Enclosure, Maryville, Co. Clare
Co. Clare |
Enclosures
On a south-east-facing slope in rough pasture near Maryville in County Clare, a low D-shaped platform sits quietly within a landscape that has been worked and reworked across multiple periods.
It measures roughly 21.8 metres east to west and 18.1 metres north to south, rising only between 0.2 and 0.4 metres above the surrounding ground for most of its perimeter, though reaching a maximum height of 1.2 metres in places. The grass-covered interior sits flush with the edge, and the stone that defines the platform may simply be naturally occurring fractured bedrock rather than deliberate construction. What makes it genuinely puzzling is the western side, which has a jagged, irregular profile consistent with quarrying activity, meaning the shape visitors see today may owe as much to stone extraction as to any original design intention.
The site appears on the 1840 edition of the Ordnance Survey six-inch map, where it is shown as a roughly rectangular enclosed copse of mixed trees, suggesting that by the nineteenth century the ground was wooded and bounded in some deliberate way.
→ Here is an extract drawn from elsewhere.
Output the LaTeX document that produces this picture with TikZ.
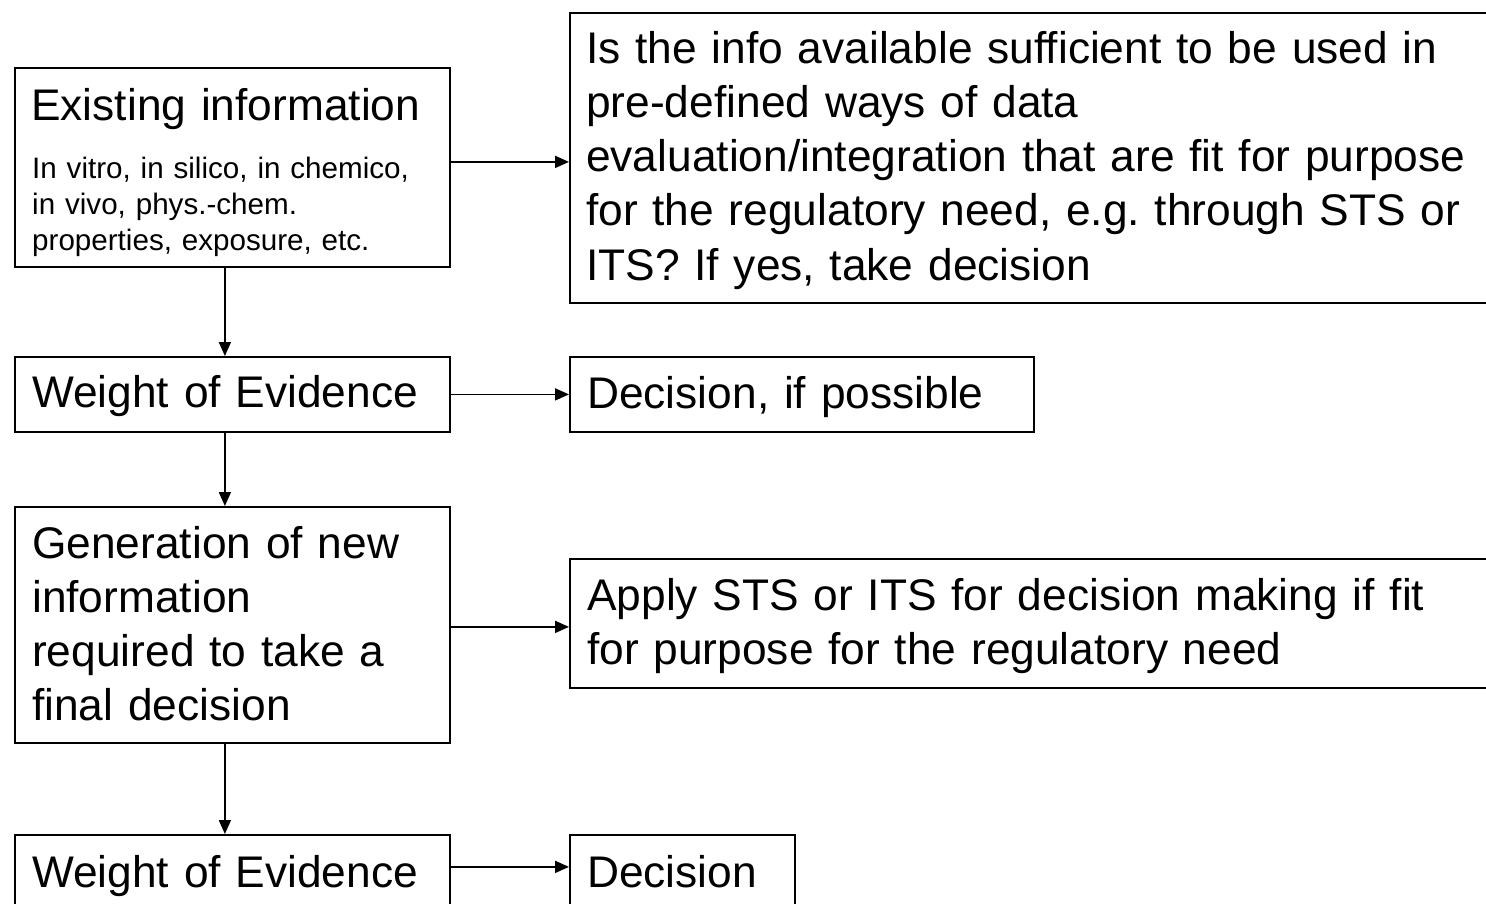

Whether the enclosure the trees once occupied was itself ancient, or whether the planting simply followed the line of earlier earthworks, is not clear. What is clear is that the surrounding field system is extensive and spans multiple periods, placing this ambiguous little platform within a much longer story of land use in the area. Approximately 44 metres to the south-south-east lies a cashel, a type of stone-walled enclosure associated with early medieval settlement in Ireland, which raises the possibility that the two features were once part of a connected landscape of activity, though no firm relationship between them has been established.